Well, the re-test is out of the question but this USDJPY move could be a false breakout. The chart above shows square root levels. Square the year opening price and add/subtract that number in increments. For USDJPY, the square root of 11510 is 107 so the first square root up is 116.17. The idea is to look for a turn at the first square root level during the first week of the year in a market that is already extended. Several examples are below. An Elliott case is also made for a top as the rally from January 2021 consists of 2 equal legs (log scale). This chart is below. An objective trigger isn’t present yet.
12/27 – I’m wondering if USDJPY is going for a re-test and failure of the November high. Remember, the 61.8% retrace of the decline from 2015 is 115.52. Also, the rally from March 2020 channels perfectly.
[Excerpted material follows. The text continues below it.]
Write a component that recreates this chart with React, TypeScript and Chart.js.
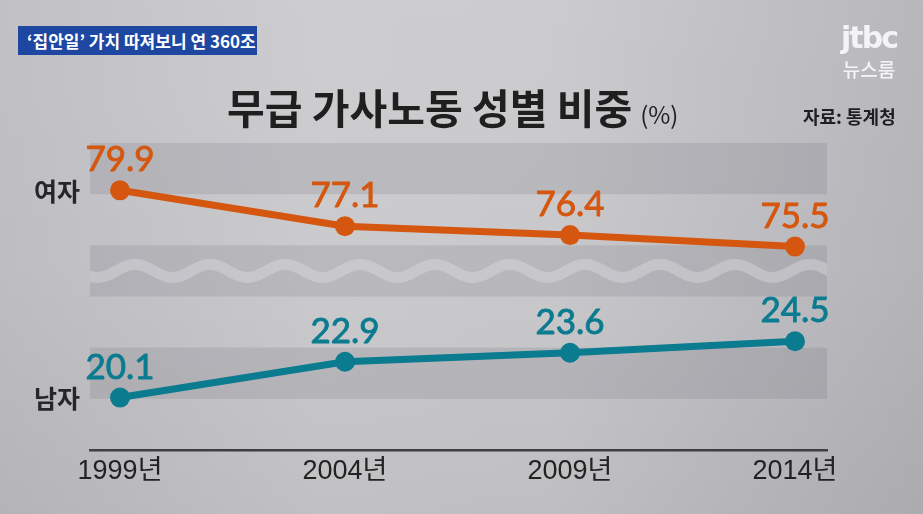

Given the proximity of the AUDUSD channel to the recent low, it’s worth a shot on the long side. The next upside level of interest is the top of the channel near .7350/70.
1/3 – AUDUSD has pulled back from just shy of the noted .7290. I want to see support at/near .7160/70 in order to maintain a constructive view. Failure to do so would leave me neutral at best.
Kiwi is lagging AUDUSD since the low, which is why I think Aussie is the better trade but the flat correction discussed yesterday may be complete in NZDUSD. A possible inverse head and shoulders is also evident. The pattern completes above the neckline near .6860. That’s the trigger.
1/3 – NZDUSD levels are playing out perfectly. Price has pulled back from .6860 (high was .6857) and focus for support remains .6735/55. An Elliott interpretation is shown in which the rally is an impulse followed by an expanded flat.